#### THE PROBLEM
Pictures do not belong in your copy. Repeat all the other data exactly.

===== MATERIAL

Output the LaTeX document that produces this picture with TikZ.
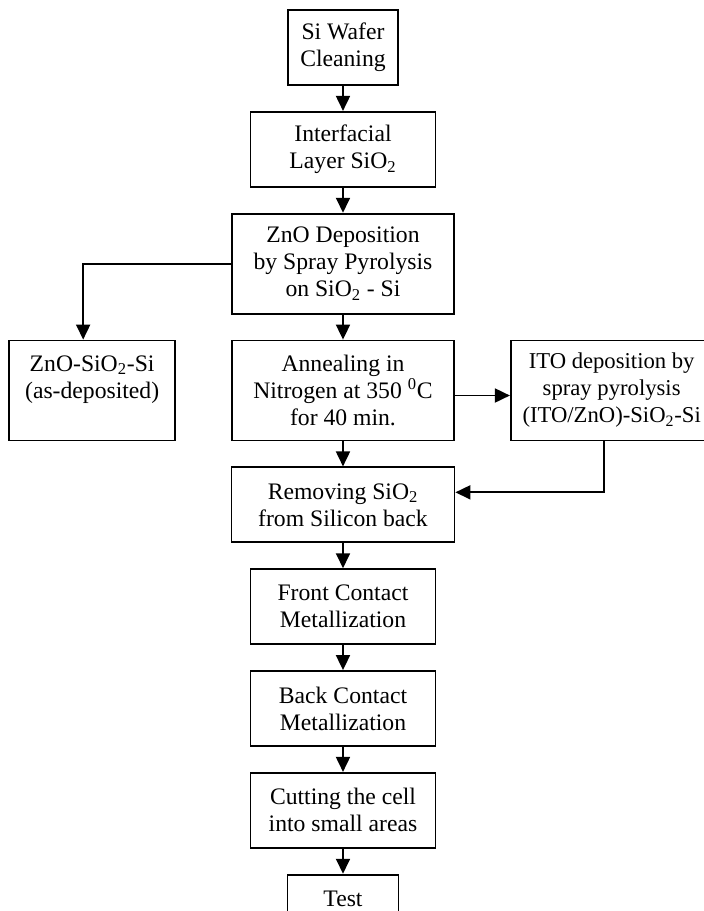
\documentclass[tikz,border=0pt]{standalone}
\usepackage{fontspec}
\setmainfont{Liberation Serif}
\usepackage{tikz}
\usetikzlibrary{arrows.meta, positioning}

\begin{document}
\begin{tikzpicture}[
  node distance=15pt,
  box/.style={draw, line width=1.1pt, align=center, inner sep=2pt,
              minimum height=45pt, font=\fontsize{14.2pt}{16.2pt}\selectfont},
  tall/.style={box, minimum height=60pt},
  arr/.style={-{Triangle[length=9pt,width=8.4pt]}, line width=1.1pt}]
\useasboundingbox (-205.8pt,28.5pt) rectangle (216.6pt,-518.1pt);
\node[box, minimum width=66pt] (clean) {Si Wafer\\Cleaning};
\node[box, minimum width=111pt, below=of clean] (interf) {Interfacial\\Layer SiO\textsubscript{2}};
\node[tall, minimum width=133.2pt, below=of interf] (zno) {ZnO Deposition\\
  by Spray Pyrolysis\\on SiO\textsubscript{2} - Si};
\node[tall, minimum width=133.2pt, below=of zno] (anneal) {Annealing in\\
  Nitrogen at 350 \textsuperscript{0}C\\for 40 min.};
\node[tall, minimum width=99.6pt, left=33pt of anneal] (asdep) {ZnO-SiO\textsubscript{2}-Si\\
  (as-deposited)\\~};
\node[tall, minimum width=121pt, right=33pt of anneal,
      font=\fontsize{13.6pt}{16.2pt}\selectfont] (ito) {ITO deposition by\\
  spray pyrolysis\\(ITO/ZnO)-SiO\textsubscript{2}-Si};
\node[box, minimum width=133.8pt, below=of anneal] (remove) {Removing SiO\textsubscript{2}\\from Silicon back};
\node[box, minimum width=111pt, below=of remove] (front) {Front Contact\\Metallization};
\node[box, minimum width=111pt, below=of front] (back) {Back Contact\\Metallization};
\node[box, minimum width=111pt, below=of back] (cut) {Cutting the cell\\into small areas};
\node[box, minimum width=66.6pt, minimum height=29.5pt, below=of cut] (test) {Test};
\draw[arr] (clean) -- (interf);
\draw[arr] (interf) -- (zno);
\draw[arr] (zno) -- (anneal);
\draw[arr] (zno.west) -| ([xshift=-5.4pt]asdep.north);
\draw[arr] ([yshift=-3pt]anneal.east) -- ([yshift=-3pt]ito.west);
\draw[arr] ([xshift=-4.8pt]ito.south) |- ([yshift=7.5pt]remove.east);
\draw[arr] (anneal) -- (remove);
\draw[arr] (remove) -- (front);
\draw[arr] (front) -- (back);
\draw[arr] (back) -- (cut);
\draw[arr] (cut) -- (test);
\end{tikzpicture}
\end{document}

==========

#### COMPLETED EXERCISE
Output the LaTeX document that produces this picture with TikZ.
\documentclass[tikz,border=0pt]{standalone}
\usepackage{fontspec}
\setmainfont{Liberation Serif}
\usepackage{tikz}
\usetikzlibrary{arrows.meta, positioning}

\begin{document}
\begin{tikzpicture}[
  node distance=15pt,
  box/.style={draw, line width=1.1pt, align=center, inner sep=2pt,
              minimum height=45pt, font=\fontsize{14.2pt}{16.2pt}\selectfont},
  tall/.style={box, minimum height=60pt},
  arr/.style={-{Triangle[length=9pt,width=8.4pt]}, line width=1.1pt}]
\useasboundingbox (-205.8pt,28.5pt) rectangle (216.6pt,-518.1pt);
\node[box, minimum width=66pt] (clean) {Si Wafer\\Cleaning};
\node[box, minimum width=111pt, below=of clean] (interf) {Interfacial\\Layer SiO\textsubscript{2}};
\node[tall, minimum width=133.2pt, below=of interf] (zno) {ZnO Deposition\\
  by Spray Pyrolysis\\on SiO\textsubscript{2} - Si};
\node[tall, minimum width=133.2pt, below=of zno] (anneal) {Annealing in\\
  Nitrogen at 350 \textsuperscript{0}C\\for 40 min.};
\node[tall, minimum width=99.6pt, left=33pt of anneal] (asdep) {ZnO-SiO\textsubscript{2}-Si\\
  (as-deposited)\\~};
\node[tall, minimum width=121pt, right=33pt of anneal,
      font=\fontsize{13.6pt}{16.2pt}\selectfont] (ito) {ITO deposition by\\
  spray pyrolysis\\(ITO/ZnO)-SiO\textsubscript{2}-Si};
\node[box, minimum width=133.8pt, below=of anneal] (remove) {Removing SiO\textsubscript{2}\\from Silicon back};
\node[box, minimum width=111pt, below=of remove] (front) {Front Contact\\Metallization};
\node[box, minimum width=111pt, below=of front] (back) {Back Contact\\Metallization};
\node[box, minimum width=111pt, below=of back] (cut) {Cutting the cell\\into small areas};
\node[box, minimum width=66.6pt, minimum height=29.5pt, below=of cut] (test) {Test};
\draw[arr] (clean) -- (interf);
\draw[arr] (interf) -- (zno);
\draw[arr] (zno) -- (anneal);
\draw[arr] (zno.west) -| ([xshift=-5.4pt]asdep.north);
\draw[arr] ([yshift=-3pt]anneal.east) -- ([yshift=-3pt]ito.west);
\draw[arr] ([xshift=-4.8pt]ito.south) |- ([yshift=7.5pt]remove.east);
\draw[arr] (anneal) -- (remove);
\draw[arr] (remove) -- (front);
\draw[arr] (front) -- (back);
\draw[arr] (back) -- (cut);
\draw[arr] (cut) -- (test);
\end{tikzpicture}
\end{document}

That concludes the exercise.